Pairing the Declaration and Douglass’s oration reflects the Beinecke Library’s appreciation that the ideals expressed in the Declaration were and remain aspirational. It gives an urgent summons to liberty and equality that so many who came before us worked to realize and that is now our work to follow.
With our colleagues on campus and our neighbors in New Haven, the library acknowledges all those who came before in this place and on these lands, especially the Quinnipiac people, who resided upon and stewarded these lands for centuries before English colonists arrived in 1638. We also acknowledge the history and continuing presence of the Mohegan, Mashantucket Pequot, Eastern Pequot, Schaghticoke, Golden Hill Paugussett, and Niantic people who have stewarded through generations the lands and waterways of what is now the state of Connecticut. We honor and respect the enduring relationship that exists between these peoples and nations and this land.
We acknowledge that the founders of our nation were immigrants or descendants of immigrants who came to these shores without obstruction and faced no walls, no tests, and no detention camps. The foundation of this nation was the very embodiment of open borders. Many in the nation today are descendants of immigrants who came freely to this land.

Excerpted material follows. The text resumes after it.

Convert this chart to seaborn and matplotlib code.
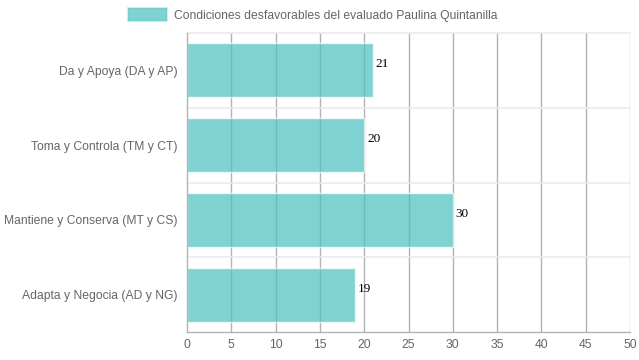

We acknowledge the many immigrants who have come in more recent times to confront a system that contradicts the welcoming words inscribed on our Statue of Liberty. We acknowledge that thousands of children and adults are detained in camps on our nation’s soil and in our nation’s name.
And we remember that at this time 401 years ago, in July 1619, an English ship, the White Lion, was sailing across the Atlantic toward Jamestown, holding 50 or 60 enslaved people from the west central coast of Africa, the first of millions of people abducted, robbed of their freedom, sold, and transported to the present day United States in the brutal transatlantic slave trade.

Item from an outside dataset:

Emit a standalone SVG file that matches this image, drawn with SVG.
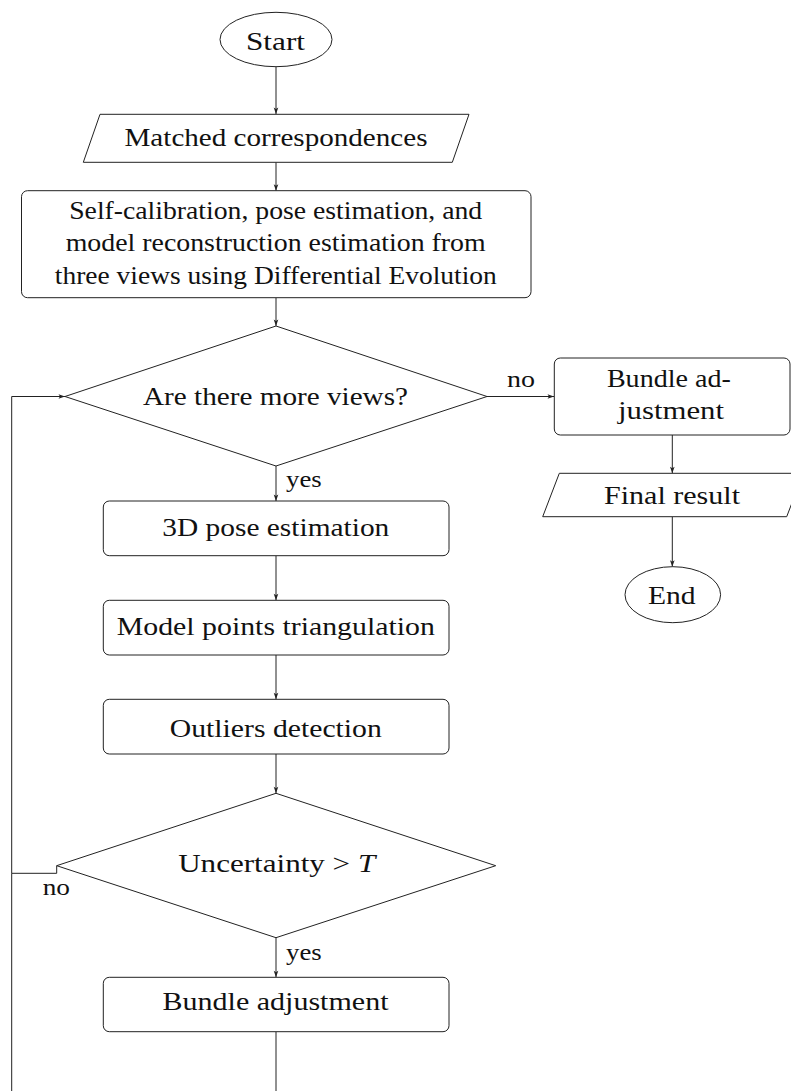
<svg xmlns="http://www.w3.org/2000/svg" width="791" height="1091" viewBox="0 0 791 1091">
<style>
  .shape { fill: #ffffff; stroke: #222222; stroke-width: 1; }
  .conn { fill: none; stroke: #222222; stroke-width: 1; }
  .lbl { font-family: 'Liberation Serif', 'DejaVu Serif', 'Times New Roman', serif; font-size: 26px; fill: #111111; text-anchor: middle; }
  .small { font-family: 'Liberation Serif', 'DejaVu Serif', 'Times New Roman', serif; font-size: 24px; fill: #111111; }
</style>
<defs>
  <marker id="arr" viewBox="-7 -3 8 6" refX="0" refY="0" markerWidth="8" markerHeight="6" markerUnits="userSpaceOnUse" orient="auto">
    <path d="M0,0 L-6.5,-2.3 L-5,0 L-6.5,2.3 Z" fill="#222222" stroke="none"/>
  </marker>
</defs>
<rect x="0" y="0" width="791" height="1091" fill="#ffffff"/>

<g id="connectors">
  <line class="conn" x1="276" y1="66.7" x2="276" y2="114" marker-end="url(#arr)"/>
  <line class="conn" x1="276" y1="162.3" x2="276" y2="190.7" marker-end="url(#arr)"/>
  <line class="conn" x1="276" y1="297.7" x2="276" y2="326" marker-end="url(#arr)"/>
  <line class="conn" x1="487" y1="396.5" x2="554" y2="396.5" marker-end="url(#arr)"/>
  <line class="conn" x1="672.3" y1="435" x2="672.3" y2="473.3" marker-end="url(#arr)"/>
  <line class="conn" x1="672.3" y1="516.7" x2="672.3" y2="566.7" marker-end="url(#arr)"/>
  <line class="conn" x1="276" y1="466" x2="276" y2="501" marker-end="url(#arr)"/>
  <line class="conn" x1="276" y1="555.7" x2="276" y2="600.3" marker-end="url(#arr)"/>
  <line class="conn" x1="276" y1="655" x2="276" y2="699.3" marker-end="url(#arr)"/>
  <line class="conn" x1="276" y1="754" x2="276" y2="793.3" marker-end="url(#arr)"/>
  <line class="conn" x1="276" y1="937.7" x2="276" y2="977.3" marker-end="url(#arr)"/>
  <polyline class="conn" points="56.7,865.7 56.7,873.3 11.7,873.3 11.7,396.5 65,396.5" marker-end="url(#arr)"/>
  <polyline class="conn" points="276,1031.7 276,1100 11.7,1100 11.7,873.3"/>
  <text class="small" x="507" y="386.5" textLength="28" lengthAdjust="spacingAndGlyphs">no</text>
  <text class="small" x="286" y="486.5" textLength="35.7" lengthAdjust="spacingAndGlyphs">yes</text>
  <text class="small" x="42.7" y="895" textLength="27.3" lengthAdjust="spacingAndGlyphs">no</text>
  <text class="small" x="286" y="960" textLength="35.7" lengthAdjust="spacingAndGlyphs">yes</text>
</g>

<g id="start">
  <ellipse class="shape" cx="276" cy="39.5" rx="56" ry="27.2"/>
  <text class="lbl" x="275.5" y="50" textLength="59" lengthAdjust="spacingAndGlyphs">Start</text>
</g>

<g id="matched">
  <polygon class="shape" points="100,114.3 469,114.3 452.3,162.3 83.3,162.3"/>
  <text class="lbl" x="276" y="146" textLength="303" lengthAdjust="spacingAndGlyphs">Matched correspondences</text>
</g>

<g id="selfcal">
  <rect class="shape" x="21.5" y="190.7" width="509.5" height="107" rx="6" ry="6"/>
  <text class="lbl" x="275.7" y="218.5" textLength="413" lengthAdjust="spacingAndGlyphs">Self-calibration, pose estimation, and</text>
  <text class="lbl" x="275.7" y="251" textLength="420" lengthAdjust="spacingAndGlyphs">model reconstruction estimation from</text>
  <text class="lbl" x="275.8" y="284" textLength="442" lengthAdjust="spacingAndGlyphs">three views using Differential Evolution</text>
</g>

<g id="moreviews">
  <polygon class="shape" points="276,326 487,396.5 276,466 65,396.5"/>
  <text class="lbl" x="275.5" y="405" textLength="265" lengthAdjust="spacingAndGlyphs">Are there more views?</text>
</g>

<g id="bundle-final">
  <rect class="shape" x="554.3" y="358" width="235.7" height="77" rx="6" ry="6"/>
  <text class="lbl" x="668.9" y="387.3" textLength="124" lengthAdjust="spacingAndGlyphs">Bundle ad-</text>
  <text class="lbl" x="671" y="419.3" textLength="106" lengthAdjust="spacingAndGlyphs">justment</text>
</g>

<g id="final-result">
  <polygon class="shape" points="559.3,473.3 803.3,473.3 786.7,516.7 542.7,516.7"/>
  <text class="lbl" x="672" y="504" textLength="136" lengthAdjust="spacingAndGlyphs">Final result</text>
</g>

<g id="end">
  <ellipse class="shape" cx="672.8" cy="594.7" rx="47.8" ry="28"/>
  <text class="lbl" x="671.8" y="604" textLength="47.7" lengthAdjust="spacingAndGlyphs">End</text>
</g>

<g id="pose3d">
  <rect class="shape" x="103.3" y="501" width="345.7" height="54.7" rx="6" ry="6"/>
  <text class="lbl" x="275.8" y="535.7" textLength="227" lengthAdjust="spacingAndGlyphs">3D pose estimation</text>
</g>

<g id="triangulation">
  <rect class="shape" x="103.3" y="600.3" width="345.7" height="54.7" rx="6" ry="6"/>
  <text class="lbl" x="275.8" y="635" textLength="318" lengthAdjust="spacingAndGlyphs">Model points triangulation</text>
</g>

<g id="outliers">
  <rect class="shape" x="103.3" y="699.3" width="345.7" height="54.7" rx="6" ry="6"/>
  <text class="lbl" x="275.8" y="736.7" textLength="212" lengthAdjust="spacingAndGlyphs">Outliers detection</text>
</g>

<g id="uncertainty">
  <polygon class="shape" points="276,793.3 495.7,865.7 276,937.7 56.7,865.7"/>
  <text class="lbl" x="276.7" y="871.7" textLength="197" lengthAdjust="spacingAndGlyphs">Uncertainty &gt; <tspan font-style="italic">T</tspan></text>
</g>

<g id="bundle">
  <rect class="shape" x="103.3" y="977.3" width="345.7" height="54.4" rx="6" ry="6"/>
  <text class="lbl" x="275.5" y="1010" textLength="226" lengthAdjust="spacingAndGlyphs">Bundle adjustment</text>
</g>
</svg>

We acknowledge all those millions of enslaved people brought to these shores against their will, we acknowledge their descendants, and we acknowledge the millions more who died in forced marches from their homes, in slave forts on the coast of Africa, or onboard slave ships.

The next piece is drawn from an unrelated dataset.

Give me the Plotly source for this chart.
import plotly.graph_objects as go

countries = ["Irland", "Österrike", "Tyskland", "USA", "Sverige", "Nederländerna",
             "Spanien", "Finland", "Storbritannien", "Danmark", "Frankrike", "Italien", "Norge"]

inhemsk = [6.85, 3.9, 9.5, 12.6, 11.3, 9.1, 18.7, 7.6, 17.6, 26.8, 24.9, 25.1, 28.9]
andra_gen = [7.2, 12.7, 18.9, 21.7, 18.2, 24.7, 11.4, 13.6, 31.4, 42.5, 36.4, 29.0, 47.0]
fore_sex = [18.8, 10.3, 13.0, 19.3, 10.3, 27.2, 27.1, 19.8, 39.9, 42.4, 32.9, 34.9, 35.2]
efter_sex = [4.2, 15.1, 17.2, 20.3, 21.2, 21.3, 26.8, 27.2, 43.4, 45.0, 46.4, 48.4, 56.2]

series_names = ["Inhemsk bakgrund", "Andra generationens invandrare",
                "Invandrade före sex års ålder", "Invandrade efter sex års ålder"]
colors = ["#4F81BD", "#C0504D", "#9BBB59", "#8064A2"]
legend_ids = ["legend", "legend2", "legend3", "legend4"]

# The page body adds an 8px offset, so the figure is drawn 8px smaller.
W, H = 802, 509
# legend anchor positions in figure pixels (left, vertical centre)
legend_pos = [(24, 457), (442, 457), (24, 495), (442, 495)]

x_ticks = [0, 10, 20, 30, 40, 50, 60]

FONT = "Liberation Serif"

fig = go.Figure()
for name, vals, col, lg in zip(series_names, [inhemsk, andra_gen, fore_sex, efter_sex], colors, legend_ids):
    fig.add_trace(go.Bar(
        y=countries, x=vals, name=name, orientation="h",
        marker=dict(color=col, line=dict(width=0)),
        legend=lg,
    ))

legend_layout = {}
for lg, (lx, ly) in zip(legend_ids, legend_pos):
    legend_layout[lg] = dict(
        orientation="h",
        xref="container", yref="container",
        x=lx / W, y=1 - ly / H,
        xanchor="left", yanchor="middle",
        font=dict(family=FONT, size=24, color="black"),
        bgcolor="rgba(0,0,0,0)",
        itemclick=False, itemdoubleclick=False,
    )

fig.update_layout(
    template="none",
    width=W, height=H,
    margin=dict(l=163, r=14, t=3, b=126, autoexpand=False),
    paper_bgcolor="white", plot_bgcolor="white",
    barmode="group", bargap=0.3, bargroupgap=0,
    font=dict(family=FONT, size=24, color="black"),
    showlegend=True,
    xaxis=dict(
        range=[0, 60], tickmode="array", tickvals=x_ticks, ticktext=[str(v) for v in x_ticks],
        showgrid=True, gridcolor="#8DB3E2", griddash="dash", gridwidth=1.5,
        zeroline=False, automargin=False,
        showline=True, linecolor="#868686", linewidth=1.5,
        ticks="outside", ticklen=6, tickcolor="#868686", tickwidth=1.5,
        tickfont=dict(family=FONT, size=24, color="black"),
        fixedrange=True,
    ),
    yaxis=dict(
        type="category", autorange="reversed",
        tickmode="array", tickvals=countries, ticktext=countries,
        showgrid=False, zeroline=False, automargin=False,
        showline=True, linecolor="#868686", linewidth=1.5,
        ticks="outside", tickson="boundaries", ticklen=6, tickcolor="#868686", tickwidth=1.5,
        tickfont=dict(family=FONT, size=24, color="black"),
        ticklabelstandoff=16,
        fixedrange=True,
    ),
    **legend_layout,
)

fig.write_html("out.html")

We acknowledge Native Americans, immigrants, and the enslaved people brought to North America so that we can reckon with our past, in the present, to forge a better future.
The Declaration of Independence and Frederick Douglass’s 1852 oration are documents of our history that call across time for us to transform our imperfect present, with words and ideas to inspire us to action. As Douglass observed:
“We have to do with the past only as we can make it useful to the present and to the future. To all inspiring motives, to noble deeds which can be gained from the past, we are welcome. But now is the time, the important time.”
About the Dunlap Broadside, first printing of the Declaration of Independence
The Beinecke Library stewards one of the 26 known copies of the historic first printing of the Declaration of Independence. Often referred to as the Dunlap Broadside in honor of John Dunlap who printed approximately 200 copies in Philadelphia on July 4, 1776, the broadside was soon distributed throughout the thirteen states to announce the establishment of the new nation.
Read more in this 2017 story from the New Haven Register
About Douglass’s 1852 Oration
Frederick Douglass’s oration from July 5, 1852, is an essential speech for the nation now remembered as “What to the Slave is the Fourth of July?” The Beinecke Library stewards two copies of the first printing of the speech.
At once timely and timeless, Douglass’s oration is “the masterpiece of oratory of his life and the rhetorical masterpiece of American abolitionism,” according to David Blight, Sterling Professor of History at Yale University, Director of the Gilder Lehrman Center for the Study of Slavery, Resistance, and Abolition, and author of the prizewinning biography, Frederick Douglass: Prophet of Freedom.